According to the Mystery Science Theater 3000 Amazing Colossal Episode Guide, the cast had heard a rumor that actor Joe Don Baker was very angry at the MST3K treatment of Mitchell, and threatened physical violence on any of the cast or crew, should he ever meet them in person. This did not stop them from later featuring (and happily mocking) another of Baker's films, Final Justice, and hurling even more vicious insults at Baker. Kevin Murphy, who played MST3Ks robot Tom Servo and served as one of the show's writers, later said Baker likely meant it in a joking manner. Nevertheless, MST3K head writer and star Michael J. Nelson stated that he avoided running into Baker when he discovered that they were both staying at the same hotel.

The episode is also notable for its host segment's subplot involving Gypsy, who overhears the Mads plotting to kill their new temp, Mike, and mistakenly thinks they are planning to kill Joel. Working with Mike, Gypsy locates an escape pod and uses it to "save" Joel's life, ending his imprisonment on the Satellite of Love. The Mads then abandon their plan to kill Mike, and instead send him to the SoL to replace Joel.

Fans and critics consistently bill Mitchell as one of the series' best. The episode was chosen by fans to appear in the MST3K 2016 Turkey Day Marathon. The episode finished third in a poll of MST3K Season 11 Kickstarter backers. Writer Jim Vorel ranked the episode the eighth best (Note: Ranking based on 197 episodes as of 2018.) in his rankings of the show's first 12 seasons, writing, "Rarely has the character of a single actor been assassinated so thoroughly as Joe Don Baker is here" — although he also calls the title character "a bloating, wheezing, oily, ill-tempered cop who argues with children". Season 11 head writer Elliott Kalan selected Mitchell as his ninth-favorite MST3K episode, writing the episode is "a great example of an MST3K strength — using multiple, successive riffs to take one aspect of a film’s character and turn it into his or her defining trait." In an article for Vulture, writer Courney Enlow listed Mitchell as one of the series 25 most essential episodes.

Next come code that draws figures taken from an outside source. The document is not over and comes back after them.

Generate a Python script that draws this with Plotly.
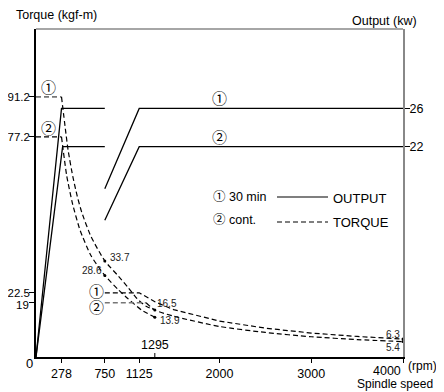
import plotly.graph_objects as go

# ---------------- data ----------------
rpm_ticks = [278, 750, 1125, 2000, 3000, 4000]
torque_ticks = [19, 22.5, 77.2, 91.2]
output_ticks = [22, 26]

# Output (kW) - solid
out1_low_x = [0, 278, 750]
out1_low_y = [0, 26, 26]
out1_high_x = [750, 1125, 4000]
out1_high_y = [17.6, 26, 26]
out2_low_x = [0, 290, 750]
out2_low_y = [0, 22, 22]
out2_high_x = [750, 1125, 4000]
out2_high_y = [14.3, 22, 22]

# Torque (kgf-m) - dashed
tq1_const_x = [0, 278]
tq1_const_y = [91.2, 91.2]
tq1_low_x = [278, 320, 350, 400, 450, 500, 600, 750, 900, 1000, 1100, 1200, 1295]
tq1_low_y = [91.2, 80, 72.5, 63.5, 56.3, 50.6, 42.2, 33.7, 28.3, 24.5, 20.5, 17.8, 16.5]
tq2_const_x = [0, 278]
tq2_const_y = [77.2, 77.2]
tq2_low_x = [278, 335, 400, 480, 600, 750, 900, 1000, 1150, 1295]
tq2_low_y = [77.2, 63.5, 53.5, 44.5, 35.5, 28.6, 23.5, 20.5, 16.5, 13.9]
tq1_high_x = [750, 1125, 1300, 1500, 2000, 2500, 3000, 3500, 4000]
tq1_high_y = [22.5, 22.5, 19.3, 16.6, 12.6, 10.1, 8.4, 7.2, 6.3]
tq2_const2_x = [750, 1200]
tq2_const2_y = [19, 19]
tq2_high_x = [1200, 1295, 1500, 2000, 2500, 3000, 3500, 4000]
tq2_high_y = [19, 16.5, 14.3, 10.7, 8.6, 7.1, 6.1, 5.4]

# labelled points
pt_x = [750, 750, 1295, 1295, 4000, 4000]
pt_y = [33.7, 28.6, 16.5, 13.9, 6.3, 5.4]
pt_lbl = ["33.7", "28.6", "16.5", "13.9", "6.3", "5.4"]
extra_rpm = 1295

FONT = "Liberation Sans, Arial, Noto Sans CJK JP, sans-serif"
OFF = 8  # page body margin
W, H = 444 - OFF, 392 - OFF
L, R, T, B = 36 - OFF, 403 - OFF, 29 - OFF, 357 - OFF


def px(x):
    return (x - OFF - L) / (R - L)


def py(y):
    return (B - (y - OFF)) / (B - T)


fig = go.Figure()
blk = dict(color="black", width=1.3)
dsh = dict(color="black", width=1.2, dash="5px,3px")
gdsh = dict(color="#777777", width=1.6, dash="5px,3px")

for xs, ys in [(out1_low_x, out1_low_y), (out1_high_x, out1_high_y),
               (out2_low_x, out2_low_y), (out2_high_x, out2_high_y)]:
    fig.add_trace(go.Scatter(x=xs, y=ys, mode="lines", line=blk, yaxis="y2",
                             hoverinfo="skip", showlegend=False))

for xs, ys, ln, shp in [(tq1_const_x, tq1_const_y, gdsh, "linear"),
                        (tq1_low_x, tq1_low_y, dsh, "spline"),
                        (tq2_const_x, tq2_const_y, dsh, "linear"),
                        (tq2_low_x, tq2_low_y, dsh, "spline"),
                        (tq1_high_x, tq1_high_y, dsh, "linear"),
                        (tq2_const2_x, tq2_const2_y, gdsh, "linear"),
                        (tq2_high_x, tq2_high_y, dsh, "spline")]:
    fig.add_trace(go.Scatter(x=xs, y=ys, mode="lines", line=dict(ln, shape=shp, smoothing=0.6),
                             hoverinfo="skip", showlegend=False))

fig.add_trace(go.Scatter(x=pt_x, y=pt_y, mode="markers", hoverinfo="skip",
                         marker=dict(color="black", size=3), showlegend=False))

ann = []
lab_pos = [("left", 3, 3), ("right", -1, 5), ("left", 0, 6),
           ("left", 3, -3), ("right", -1, 5), ("right", -1, -6)]
for (x, y, t), (xa, xs, ys) in zip(zip(pt_x, pt_y, pt_lbl), lab_pos):
    ann.append(dict(x=x, y=y, xref="x", yref="y", text=t, showarrow=False,
                    xanchor=xa, yanchor="middle", xshift=xs, yshift=ys,
                    font=dict(size=10, color="#222")))

# circled markers
circ = dict(size=15, color="black", family=FONT)
ann += [
    dict(x=140, y=91.2, xref="x", yref="y", text="①", showarrow=False, yanchor="bottom", yshift=-1, font=circ),
    dict(x=140, y=77.2, xref="x", yref="y", text="②", showarrow=False, yanchor="bottom", yshift=-2, font=circ),
    dict(x=655, y=22.5, xref="x", yref="y", text="①", showarrow=False, yanchor="middle", yshift=1, font=circ),
    dict(x=655, y=19, xref="x", yref="y", text="②", showarrow=False, yanchor="middle", yshift=-5, font=circ),
    dict(x=2000, y=26, xref="x", yref="y2", text="①", showarrow=False, yanchor="bottom", yshift=-1, font=circ),
    dict(x=2000, y=22, xref="x", yref="y2", text="②", showarrow=False, yanchor="bottom", yshift=-1, font=circ),
]

txt = dict(size=12.5, color="black", family=FONT)


def pann(xp, yp, text, xa="left", size=12.5):
    return dict(x=px(xp), y=py(yp), xref="paper", yref="paper", text=text,
                showarrow=False, xanchor=xa, yanchor="middle",
                font=dict(size=size, color="black", family=FONT))


ann += [
    pann(14, 15, "Torque (kgf-m)"),
    pann(419, 21, "Output (kw)", "right"),
    pann(406, 366, "(rpm)", size=12),
    pann(435, 384, "Spindle speed", "right", 12),
    pann(29, 364, "0", "center", 13),
    pann(211, 197, "① 30 min"),
    pann(211, 220, "② cont."),
    pann(331, 198, "OUTPUT", size=13),
    pann(331, 222, "TORQUE", size=13),
    dict(x=extra_rpm, y=0, xref="x", yref="y", text=str(extra_rpm), showarrow=False,
         yanchor="bottom", yshift=3, font=txt),
    dict(x=rpm_ticks[-1], y=0, xref="x", yref="y", text=str(rpm_ticks[-1]), showarrow=False,
         xanchor="right", yanchor="top", yshift=-5, xshift=0, font=txt),
    # tick label for 19 placed by hand slightly lower, as in the reference
    dict(x=0, y=torque_ticks[0], xref="x", yref="y", text=str(torque_ticks[0]), showarrow=False,
         xanchor="right", yanchor="middle", xshift=-5, yshift=-2,
         font=dict(size=11.5, color="black", family=FONT)),
]

shapes = [
    dict(type="line", xref="paper", yref="paper", x0=0, x1=1, y0=1, y1=1, line=dict(color="#888888", width=1.5)),
    dict(type="line", xref="paper", yref="paper", x0=px(277), x1=px(328), y0=py(197), y1=py(197), line=dict(color="black", width=1.2)),
    dict(type="line", xref="paper", yref="paper", x0=px(277), x1=px(328), y0=py(222), y1=py(222), line=dict(color="black", width=1.2, dash="5px,3px")),
    dict(type="line", xref="x", yref="paper", x0=extra_rpm, x1=extra_rpm, y0=0, y1=py(353), line=dict(color="black", width=1)),
]

fig.update_layout(
    width=W, height=H,
    margin=dict(l=L, r=W - R, t=T, b=H - B, pad=0, autoexpand=False),
    paper_bgcolor="white", plot_bgcolor="white",
    font=dict(family=FONT, size=12.5, color="black"),
    showlegend=False,
    annotations=ann, shapes=shapes,
    xaxis=dict(range=[0, 4000], tickvals=rpm_ticks,
               ticktext=[str(v) for v in rpm_ticks[:-1]] + [""],
               ticks="outside", ticklen=4,
               tickcolor="black", showline=True, linecolor="black", linewidth=1.5,
               showgrid=False, zeroline=False, tickfont=dict(size=12.5), automargin=False),
    yaxis=dict(range=[0, 115], tickvals=torque_ticks,
               ticktext=[""] + [str(v) for v in torque_ticks[1:]],
               ticks="outside", ticklen=5, tickcolor="black", showline=True,
               linecolor="black", linewidth=1.5, showgrid=False, zeroline=False,
               tickfont=dict(size=11.5), ticklabelstandoff=-3, automargin=False),
    yaxis2=dict(range=[0, 34.3], tickvals=output_ticks, overlaying="y", side="right",
                ticks="outside", ticklen=5, tickcolor="black", showline=True,
                linecolor="#888888", linewidth=2, showgrid=False, zeroline=False,
                tickfont=dict(size=12.5), ticklabelstandoff=-3, automargin=False),
)

fig.write_html("out.html", config={"displayModeBar": False})
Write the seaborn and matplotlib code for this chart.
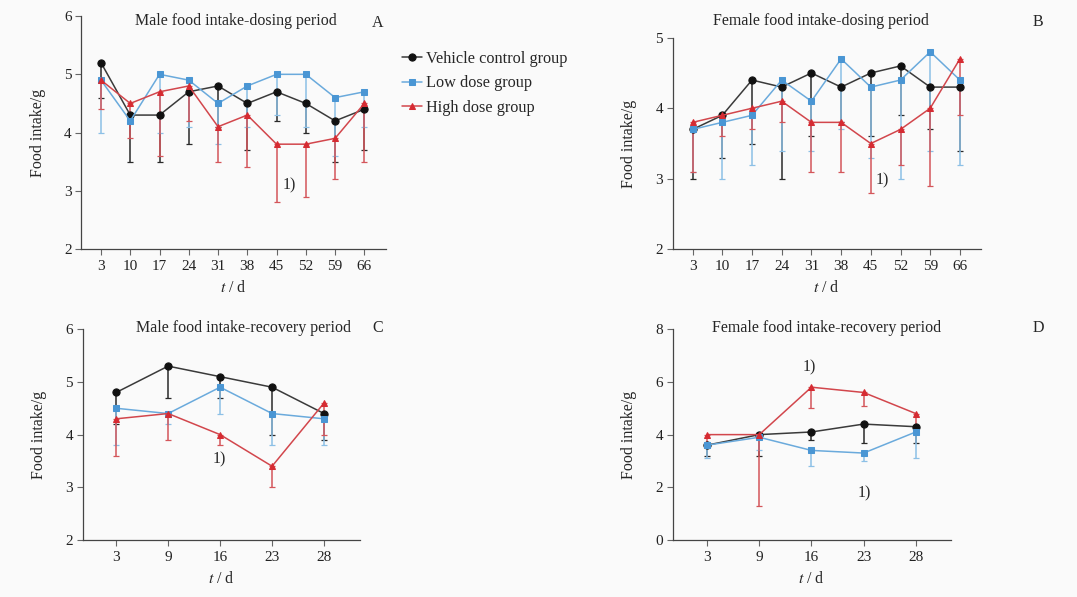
import numpy as np
import pandas as pd
import matplotlib
matplotlib.use("Agg")
import matplotlib.pyplot as plt
import seaborn as sns

# group names and axis categories
groups = ["Vehicle control group", "Low dose group", "High dose group"]
dose_days = [3, 10, 17, 24, 31, 38, 45, 52, 59, 66]
rec_days = [3, 9, 16, 23, 28]

# A: male, dosing period (mean and lower end of error bar)
male_dose_vehicle = [5.2, 4.3, 4.3, 4.7, 4.8, 4.5, 4.7, 4.5, 4.2, 4.4]
male_dose_vehicle_lo = [4.6, 3.5, 3.5, 3.8, 4.1, 3.7, 4.2, 4.0, 3.5, 3.7]
male_dose_low = [4.9, 4.2, 5.0, 4.9, 4.5, 4.8, 5.0, 5.0, 4.6, 4.7]
male_dose_low_lo = [4.0, 4.2, 4.0, 4.1, 3.8, 4.1, 4.3, 4.1, 3.6, 4.1]
male_dose_high = [4.9, 4.5, 4.7, 4.8, 4.1, 4.3, 3.8, 3.8, 3.9, 4.5]
male_dose_high_lo = [4.4, 3.9, 3.6, 4.2, 3.5, 3.4, 2.8, 2.9, 3.2, 3.5]

# B: female, dosing period
female_dose_vehicle = [3.7, 3.9, 4.4, 4.3, 4.5, 4.3, 4.5, 4.6, 4.3, 4.3]
female_dose_vehicle_lo = [3.0, 3.3, 3.5, 3.0, 3.6, 3.8, 3.6, 3.9, 3.7, 3.4]
female_dose_low = [3.7, 3.8, 3.9, 4.4, 4.1, 4.7, 4.3, 4.4, 4.8, 4.4]
female_dose_low_lo = [3.1, 3.0, 3.2, 3.4, 3.4, 3.7, 3.3, 3.0, 3.4, 3.2]
female_dose_high = [3.8, 3.9, 4.0, 4.1, 3.8, 3.8, 3.5, 3.7, 4.0, 4.7]
female_dose_high_lo = [3.1, 3.6, 3.7, 3.8, 3.1, 3.1, 2.8, 3.2, 2.9, 3.9]

# C: male, recovery period
male_rec_vehicle = [4.8, 5.3, 5.1, 4.9, 4.4]
male_rec_vehicle_lo = [4.2, 4.7, 4.7, 4.0, 3.9]
male_rec_low = [4.5, 4.4, 4.9, 4.4, 4.3]
male_rec_low_lo = [3.8, 4.2, 4.4, 3.8, 3.8]
male_rec_high = [4.3, 4.4, 4.0, 3.4, 4.6]
male_rec_high_lo = [3.6, 3.9, 3.8, 3.0, 4.0]

# D: female, recovery period
female_rec_vehicle = [3.6, 4.0, 4.1, 4.4, 4.3]
female_rec_vehicle_lo = [3.2, 3.2, 3.8, 3.7, 3.7]
female_rec_low = [3.6, 3.9, 3.4, 3.3, 4.1]
female_rec_low_lo = [3.1, 3.4, 2.8, 3.0, 3.1]
female_rec_high = [4.0, 4.0, 5.8, 5.6, 4.8]
female_rec_high_lo = [3.6, 1.3, 5.0, 5.1, 4.3]

colors = {"Vehicle control group": "#111111",
          "Low dose group": "#4a96d4",
          "High dose group": "#d62b32"}
line_colors = {"Vehicle control group": "#3a3a3a",
               "Low dose group": "#6aaadc",
               "High dose group": "#d2464c"}
bar_colors = {"Vehicle control group": "#2a2a2a",
              "Low dose group": "#8cc0e6",
              "High dose group": "#d4555a"}
markers = {"Vehicle control group": "o",
           "Low dose group": "s",
           "High dose group": "^"}
msizes = {"Vehicle control group": 5.2, "Low dose group": 4.8, "High dose group": 5.0}

sns.set_theme(style="ticks")
plt.rcParams["font.family"] = ["Liberation Serif", "DejaVu Serif"]
plt.rcParams["mathtext.fontset"] = "stix"
plt.rcParams["axes.facecolor"] = "#fafafa"
plt.rcParams["figure.facecolor"] = "#fafafa"

fig = plt.figure(figsize=(10.77, 5.97), dpi=100)


def draw_panel(rect, days, means, lows, ylim, yticks, notes, xlo, xhi):
    ax = fig.add_axes(rect)
    pos = list(range(len(days)))
    rows = []
    for g, m in zip(groups, means):
        for p, v in zip(pos, m):
            rows.append({"pos": p, "val": v, "group": g})
    df = pd.DataFrame(rows)
    # one-sided (lower) error bars
    for g, m, lo in zip(groups, means, lows):
        m = np.array(m)
        lo = np.array(lo)
        ax.errorbar(pos, m, yerr=[m - lo, np.zeros_like(m)], fmt="none",
                    ecolor=bar_colors[g], elinewidth=1.1, capsize=2,
                    capthick=0.9, zorder=1)
    for g in groups:
        sub = df[df["group"] == g]
        sns.lineplot(data=sub, x="pos", y="val", ax=ax, color=line_colors[g],
                     marker=markers[g], markersize=msizes[g],
                     markerfacecolor=colors[g], markeredgecolor=colors[g],
                     linewidth=1.1, sort=False, errorbar=None, label=g,
                     zorder=3)
    ax.set_xlim(xlo, len(days) - 1 + xhi)
    ax.set_ylim(*ylim)
    ax.set_yticks(yticks)
    ax.set_xticks(pos)
    ax.set_xticklabels([str(d) for d in days])
    ax.tick_params(axis="x", length=4, width=0.8, pad=4, labelsize=11,
                   colors="#666666", labelcolor="#222222", direction="out")
    ax.tick_params(axis="y", length=4, width=0.8, pad=3, labelsize=11,
                   colors="#666666", labelcolor="#222222", direction="out")
    for s in ["top", "right"]:
        ax.spines[s].set_visible(False)
    for s in ["left", "bottom"]:
        ax.spines[s].set_color("#444444")
        ax.spines[s].set_linewidth(0.9)
    ax.set_xlabel(r"$t$ / d", fontsize=11.5, labelpad=5)
    ax.set_ylabel("Food intake/g", fontsize=11.5, labelpad=13)
    for (nx, ny) in notes:
        ax.text(nx, ny, "1)", fontsize=11.5, ha="center", va="center")
    handles, labels = ax.get_legend_handles_labels()
    if ax.get_legend():
        ax.get_legend().remove()
    return ax, handles, labels


axA, handles, labels = draw_panel(
    [81.4 / 1077, 0.583, 304.3 / 1077, 0.390], dose_days,
    [male_dose_vehicle, male_dose_low, male_dose_high],
    [male_dose_vehicle_lo, male_dose_low_lo, male_dose_high_lo],
    (2, 6), [2, 3, 4, 5, 6], [(6.45, 3.09)], -0.67, 0.73)
axB, _, _ = draw_panel(
    [672.7 / 1077, 0.5824, 308 / 1077, 0.3544], dose_days,
    [female_dose_vehicle, female_dose_low, female_dose_high],
    [female_dose_vehicle_lo, female_dose_low_lo, female_dose_high_lo],
    (2, 5), [2, 3, 4, 5], [(6.38, 2.98)], -0.67, 0.7)
axC, _, _ = draw_panel(
    [82.9 / 1077, 0.0955, 277 / 1077, 0.353], rec_days,
    [male_rec_vehicle, male_rec_low, male_rec_high],
    [male_rec_vehicle_lo, male_rec_low_lo, male_rec_high_lo],
    (2, 6), [2, 3, 4, 5, 6], [(1.98, 3.53)], -0.64, 0.69)
axD, _, _ = draw_panel(
    [672.7 / 1077, 0.0955, 278 / 1077, 0.353], rec_days,
    [female_rec_vehicle, female_rec_low, female_rec_high],
    [female_rec_vehicle_lo, female_rec_low_lo, female_rec_high_lo],
    (0, 8), [0, 2, 4, 6, 8], [(1.96, 6.54), (3.01, 1.77)], -0.66, 0.67)

# panel titles and letters
tfs = 11.5
fig.text(236 / 1077, 1 - 21 / 597, "Male food intake-dosing period",
         ha="center", va="center", fontsize=tfs)
fig.text(378 / 1077, 1 - 23 / 597, "A", ha="center", va="center", fontsize=tfs)
fig.text(821 / 1077, 1 - 21 / 597, "Female food intake-dosing period",
         ha="center", va="center", fontsize=tfs)
fig.text(1038 / 1077, 1 - 22 / 597, "B", ha="center", va="center", fontsize=tfs)
fig.text(243 / 1077, 1 - 328 / 597, "Male food intake-recovery period",
         ha="center", va="center", fontsize=tfs)
fig.text(378 / 1077, 1 - 328 / 597, "C", ha="center", va="center", fontsize=tfs)
fig.text(827 / 1077, 1 - 328 / 597, "Female food intake-recovery period",
         ha="center", va="center", fontsize=tfs)
fig.text(1038 / 1077, 1 - 328 / 597, "D", ha="center", va="center", fontsize=tfs)

fig.legend(handles, labels, loc="upper left",
           bbox_to_anchor=(402 / 1077, 1 - 51 / 597), frameon=False,
           fontsize=11.7, handlelength=1.2, handletextpad=0.3,
           labelspacing=0.52, borderaxespad=0, borderpad=0)

fig.savefig("out.png", dpi=100, facecolor=fig.get_facecolor())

The MST3K version of the film was released on VHS by Rhino Home Video on September 1, 1998 and was reissued on DVD in November 2001 with the theatrical trailer as an extra. Shout! Factory released the episode on DVD as part of the box set Mystery Science Theater 3000: The 25th Anniversary Edition on December 10, 2013. Mitchell shared a disc with The Brain That Wouldn't Die (episode #513). Other episodes included in the collection are Moon Zero Two (episode #111), The Day the Earth Froze (episode #422), The Leech Woman (episode #802), and Gorgo (episode #909).